À travers l’androgynie de ses danseurs, puis par des jeux de miroir et de symétrie/asymétrie, la chorégraphie arrive tout de même à évoquer quelques grandes questions : qui sommes-nous devant l’autre?, sommes-nous son égal?, son complément?, l’homme n’est-il vraiment lui-même que lorsqu’il se retrouve en paire? Cette tension de l’individu dans le couple sera ensuite déconstruite pour être explorée à travers le groupe, dans une ambiance joyeuse de fête d’anniversaire qui sera à son tour mise en pièces pour effectuer un retour à l’individu et à ses facettes sombres, dans un éclairage clair-obscur inquiétant. Quand le mur tombe et devient passerelle – la société apparaît, comme un apparent bloc homogène – conformisme, pression sociale et uniformité tyrannisent les danseurs. Le thème sera, on le verra, également de la partie dans la chorégraphie suivante.
Petite Cérémonie, de Mehdi Walerski
Cette adroite chorégraphie du Français Medhi Walerskji obéit toujours à la même courbe dramatique et explore les différences hommes-femmes dans une gestuelle rigoureuse mais avec beaucoup de ludisme. D’un geste contrôlé, régulier, sinon discret et élégant, la danse évolue vers une intensité libératrice, dans un crescendo savamment dosé.
Le travail de chœur, d’unisson, est particulièrement maîtrisé, puis s’efface doucement pour laisser place à des duos.
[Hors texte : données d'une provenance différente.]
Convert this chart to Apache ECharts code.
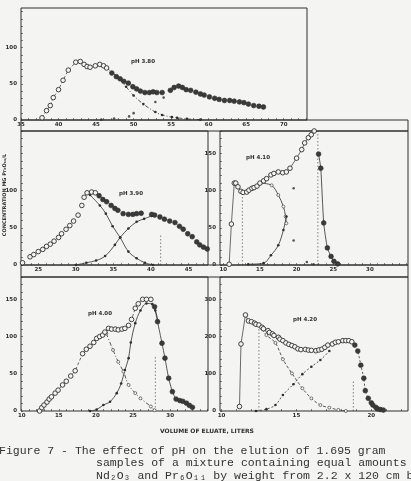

Écartèlement entre le collectif et le couple, ou tyrannie de la vie à deux mise en parallèle avec les obligations de la vie en société : peu importe, cette danse oppose plus fortement les hommes et les femmes, exacerbant leurs différences comme leur attractions l’un envers l’autre.
De Vivaldi jusqu’à Bellini, la danse orchestre une guerre des sexes entrecoupée de moments d’harmonie conjugale, se concluant dans un ballet romantique qui semble prendre place dans une salle de bal d’une autre époque, dont les parfums surannés nous parviennent même si le décor épuré et cubique est hyper-contemporain. Les corps sont tour à tour désassortis puis naturellement assemblés, dans des allers-retours qui mettent joliment en relief les contrastes de genre.